**TASK PROMPT**: Retype word for word the first line of the listing and each line after it up to the line with "(0,0) rectangle (720,797);", with the pictures taken out.

**DATASET CONTENT**:

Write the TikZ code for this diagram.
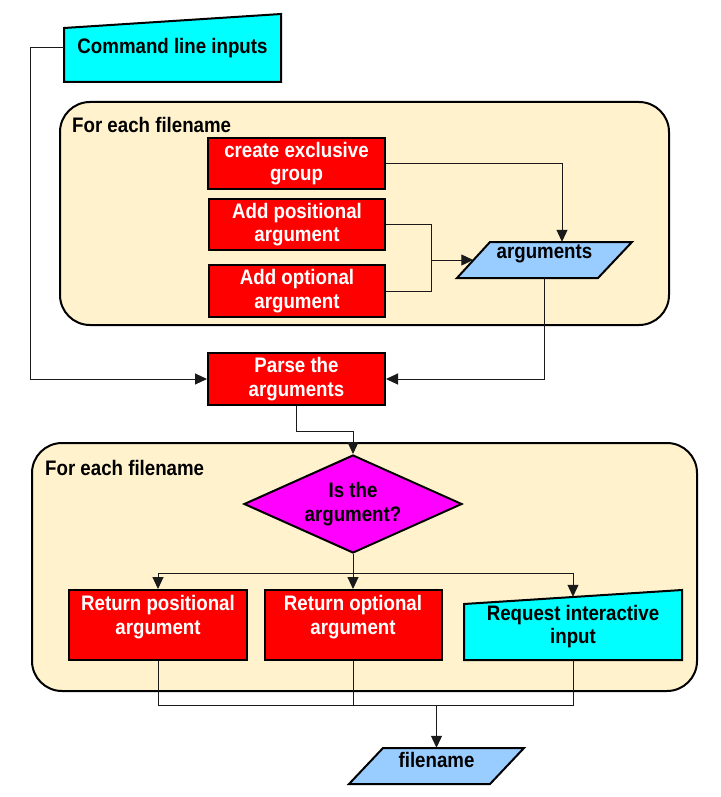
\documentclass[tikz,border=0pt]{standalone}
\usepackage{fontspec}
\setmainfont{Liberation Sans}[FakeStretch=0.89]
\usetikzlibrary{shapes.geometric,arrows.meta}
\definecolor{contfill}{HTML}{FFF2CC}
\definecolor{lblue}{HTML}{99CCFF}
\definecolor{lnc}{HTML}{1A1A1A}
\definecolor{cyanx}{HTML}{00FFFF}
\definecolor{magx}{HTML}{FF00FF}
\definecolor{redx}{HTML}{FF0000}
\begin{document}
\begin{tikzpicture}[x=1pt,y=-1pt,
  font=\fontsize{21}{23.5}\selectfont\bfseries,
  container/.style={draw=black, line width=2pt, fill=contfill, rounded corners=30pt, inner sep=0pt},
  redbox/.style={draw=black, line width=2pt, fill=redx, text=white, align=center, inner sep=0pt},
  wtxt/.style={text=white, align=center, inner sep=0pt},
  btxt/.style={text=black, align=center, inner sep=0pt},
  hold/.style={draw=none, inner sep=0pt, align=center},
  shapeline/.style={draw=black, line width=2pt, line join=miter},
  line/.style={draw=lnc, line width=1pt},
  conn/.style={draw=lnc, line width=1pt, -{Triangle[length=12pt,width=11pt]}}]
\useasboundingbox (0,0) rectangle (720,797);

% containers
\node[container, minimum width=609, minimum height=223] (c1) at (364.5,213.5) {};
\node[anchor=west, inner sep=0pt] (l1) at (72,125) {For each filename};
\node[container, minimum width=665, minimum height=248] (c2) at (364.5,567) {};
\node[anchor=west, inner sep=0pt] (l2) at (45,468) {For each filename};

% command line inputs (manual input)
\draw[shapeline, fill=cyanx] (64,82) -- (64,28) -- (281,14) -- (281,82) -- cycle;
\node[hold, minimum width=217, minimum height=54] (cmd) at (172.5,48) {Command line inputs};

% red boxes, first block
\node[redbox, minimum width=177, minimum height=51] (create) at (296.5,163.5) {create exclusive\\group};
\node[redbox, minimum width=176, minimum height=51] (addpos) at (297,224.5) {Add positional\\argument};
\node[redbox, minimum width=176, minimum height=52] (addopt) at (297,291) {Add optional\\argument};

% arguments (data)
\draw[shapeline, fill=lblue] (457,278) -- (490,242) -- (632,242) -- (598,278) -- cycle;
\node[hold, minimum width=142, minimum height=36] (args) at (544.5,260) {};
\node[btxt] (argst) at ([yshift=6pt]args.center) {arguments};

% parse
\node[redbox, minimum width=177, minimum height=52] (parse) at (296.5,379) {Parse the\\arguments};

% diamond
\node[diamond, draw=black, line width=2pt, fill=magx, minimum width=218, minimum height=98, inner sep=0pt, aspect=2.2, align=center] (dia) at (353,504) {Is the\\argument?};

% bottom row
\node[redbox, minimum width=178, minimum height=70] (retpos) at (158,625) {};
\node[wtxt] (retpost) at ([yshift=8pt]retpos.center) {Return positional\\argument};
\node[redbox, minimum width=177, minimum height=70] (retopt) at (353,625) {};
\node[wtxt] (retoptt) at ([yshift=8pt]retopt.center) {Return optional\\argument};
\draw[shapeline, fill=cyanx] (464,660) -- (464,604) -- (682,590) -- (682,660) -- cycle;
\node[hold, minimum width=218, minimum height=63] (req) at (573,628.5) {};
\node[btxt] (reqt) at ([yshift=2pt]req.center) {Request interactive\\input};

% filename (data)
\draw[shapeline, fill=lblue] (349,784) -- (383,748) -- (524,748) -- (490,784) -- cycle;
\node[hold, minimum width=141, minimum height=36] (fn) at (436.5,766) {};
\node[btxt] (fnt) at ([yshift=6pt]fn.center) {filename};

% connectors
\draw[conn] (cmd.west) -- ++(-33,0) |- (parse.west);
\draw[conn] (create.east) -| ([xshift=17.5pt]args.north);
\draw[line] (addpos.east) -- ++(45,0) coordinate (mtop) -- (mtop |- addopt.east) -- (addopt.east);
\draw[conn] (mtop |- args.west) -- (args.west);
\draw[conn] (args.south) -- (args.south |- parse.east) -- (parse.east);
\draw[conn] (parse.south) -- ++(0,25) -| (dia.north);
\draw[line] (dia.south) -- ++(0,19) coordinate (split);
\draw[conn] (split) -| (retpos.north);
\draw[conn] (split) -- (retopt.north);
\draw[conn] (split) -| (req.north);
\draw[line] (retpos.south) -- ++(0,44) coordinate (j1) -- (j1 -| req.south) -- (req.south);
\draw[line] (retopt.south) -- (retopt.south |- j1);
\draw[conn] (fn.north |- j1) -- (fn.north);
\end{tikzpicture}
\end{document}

**SOLUTION**:
Write the TikZ code for this diagram.
\documentclass[tikz,border=0pt]{standalone}
\usepackage{fontspec}
\setmainfont{Liberation Sans}[FakeStretch=0.89]
\usetikzlibrary{shapes.geometric,arrows.meta}
\definecolor{contfill}{HTML}{FFF2CC}
\definecolor{lblue}{HTML}{99CCFF}
\definecolor{lnc}{HTML}{1A1A1A}
\definecolor{cyanx}{HTML}{00FFFF}
\definecolor{magx}{HTML}{FF00FF}
\definecolor{redx}{HTML}{FF0000}
\begin{document}
\begin{tikzpicture}[x=1pt,y=-1pt,
  font=\fontsize{21}{23.5}\selectfont\bfseries,
  container/.style={draw=black, line width=2pt, fill=contfill, rounded corners=30pt, inner sep=0pt},
  redbox/.style={draw=black, line width=2pt, fill=redx, text=white, align=center, inner sep=0pt},
  wtxt/.style={text=white, align=center, inner sep=0pt},
  btxt/.style={text=black, align=center, inner sep=0pt},
  hold/.style={draw=none, inner sep=0pt, align=center},
  shapeline/.style={draw=black, line width=2pt, line join=miter},
  line/.style={draw=lnc, line width=1pt},
  conn/.style={draw=lnc, line width=1pt, -{Triangle[length=12pt,width=11pt]}}]
\useasboundingbox (0,0) rectangle (720,797);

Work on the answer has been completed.